To celebrate the classic toy’s 40th birthday Techlife has posted a great how to guide for downloading and 3D printing a rubik’s cube from Thingiverse, even walking you through fixing corrupted files, and optimising the model for 3D printing.
With worldwide sales of over 350 million pieces, the Rubik’s Cube is widely considered the best selling puzzle game of all time and is certainly the most recognizable. While the Cube’s heyday was the 1980’s, it’s still a widely popular toy, and has organised competitions and events all over the world. There are official world records monitored and awarded by an international governing body called the World Cube Association. And famously someone even managed to turn it into an extremely creepy cartoon:
Naturally nostalgia is a big part of the ongoing popularity of the puzzle game, and with the nature of 3D printing there are of course going to be 3D printable Rubik’s Cubes. Thingiverse alone has over 80 of them, each of varying design and quality. So Techlife decided to use one of those models to walk its readers through repairing any manifold errors and optimising the model to print.

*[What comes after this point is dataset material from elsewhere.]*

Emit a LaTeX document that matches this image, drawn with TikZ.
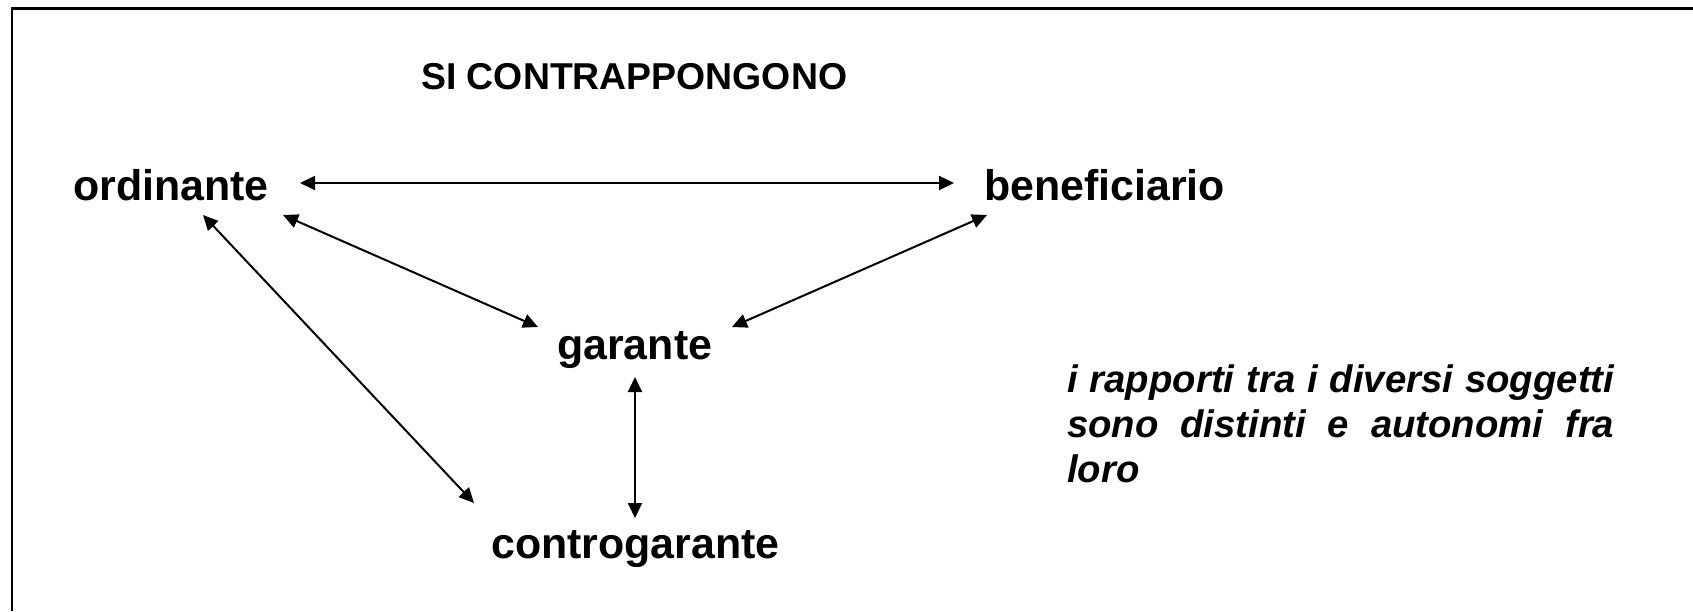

Techlife selected this model, as it had the easiest design to work with, and the file is not manifold, offering them the perfect opportunity to show readers how to correct that type of error. Because Thingiverse is all free, user-generated content, some models often will not print correctly without some tweaking and this Rubik’s Cube file is a good example.
First Techlife suggests that you download Repetier-Host, a host-controlling program for your 3D printer, this is going to tell you if there are any problems with your model. In this case the cube is not manifold, meaning that there is one or more flaws in the STL file that will prevent it from printing correctly. Manifold errors used to be a pain to repair, but thankfully it’s getting easier than ever to correct them. Techlife suggests that you use Microsoft’s cloud-based Model Repair Service from NetFab because you do not need to download or install anything. Just upload your file, wait a few minutes while the problem is corrected, and then simply download and replace the old file with the fixed one.
They even walk you through splitting the model up so each individual square will print separately, which may take more time, but will result in a better model. Not only will the extruder be cleaner because it doesn’t need to start and stop on each peice on the print bed, but if a square does print incorrectly you’re only wasting a very small amount of filament.
The walk through is really quite in-depth, and covers everything from selecting an orientation that will result in the best print, and holding your hand as you try to print extremely small and complex objects.
This is not a quick guide that leaves you on your own to figure out how to make any repairs, they walk you through the entire process and teach you several great tricks that any active 3D printer should be using. So if you’re new to 3D printing, or an old pro looking to beef up your skills, this 3D printed Rubik’s Cube project is really worth taking a look at.